Sunday, October 12, 2014

"We are the Lambeth Boys" (1960)

Film Review from the March 1960 issue of the Socialist Standard

We are the Lambeth Boys, sponsored by the Ford Motor Company and shown in a Free Cinema programme at the National Film Institute recently is a documentary film with an impact. It was directed by Karel Reisz, already quite well-known for his earlier documentary about a London Jazz Club Momma Don't Allow. It has received special consideration from the specialist cinema magazine, and even found space in the popular Picturegoer. We are the Lambeth Boys concerns itself with youth. It deals with teenagers at a Walworth Youth Club, their activity at the club during the course of a few evenings and includes a club outing to a public school.

It has a largely explanatory commentary and makes no effort to discuss the attitudes and actions of young people couple with the delinquency arguments. For the most part the camera seems unnoticed by the boys. Nothing seems rehearsed. The boys play at the cricket nets, the girls gather in groups and talk; later they are seen jiving in the hall of the club. It shows some of them at work; a Post-Office boy clipping an endless pile of circulars, a girl putting cream on an endless supply of cakes in a factory, another girl sewing, a boy at a typical secondary modern school in the morning assembly, with its purely perfunctory prayer and hymns. In the evening boys lounge at the street corners in the "caffs" and chip-shops. The girls giggle in groups, shouting across the road.

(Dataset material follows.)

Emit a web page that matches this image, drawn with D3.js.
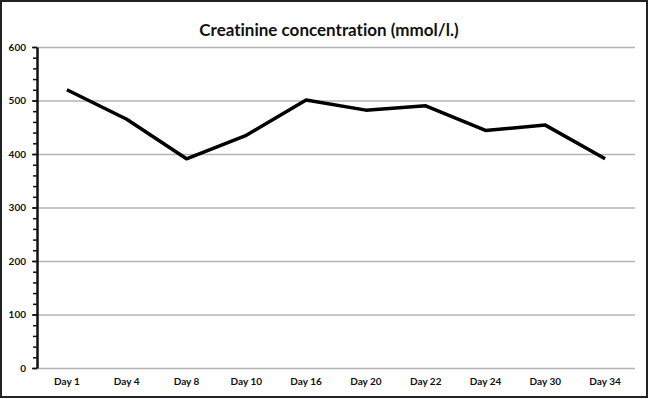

The picture of their lives is one of aimless routine. Despite their aggressiveness, the club is important to them because it enables them to be together at somewhere other than the pictures, dance halls or billiard-saloons.

With no bar on language, or any need to be on their best behaviour they talk and discuss various topics with a club warden in a quiet, natural way. In one discussion about corporal punishment they show themselves to be more savage and primitive, despite the jokes which cover their embarrassment at having to talk seriously, than any M.P. or any Tory women's conference. They talk about clothes, and in one of the films few interviews a teenager tells how he buys expensive suits to wear for only a few months. An indication of their frame of mind. Jobs are fairly easy to get, especially when they only have to clip circulars. The money is good, and they can spend plenty on records and all the other teenage items that sell in such numbers. In other discussions about what they do and what they think of London they show a cynical yet naive attitude—one moment tough and hard thinking, the next showing incredible sentimentality and crude bravado. Growing up into capitalist society, realising some of its violent pressures, teenagers get the full force of the difference between illusion and reality. Thus in a dream world created by frustrations they live a life governed by frustration.

We are the Lambeth Boys gives some indication of this. As the makers of the film did not proffer any social commentary themselves, perhaps they thought it would go down better without waving genuine social problems in the public's face. Though many people realise that adolescence is not a wholly joyful time, when young people look ahead expectantly, the truth of the matter should be even plainer. Teenage conditions may have improved since before the war but their world is still resentful, bitter, aimless or just plain empty. The post war changes and the introduction of the flat estates and hire purchase prosperity may cause a further change which could affect the next generation and cause the next delinquency problems.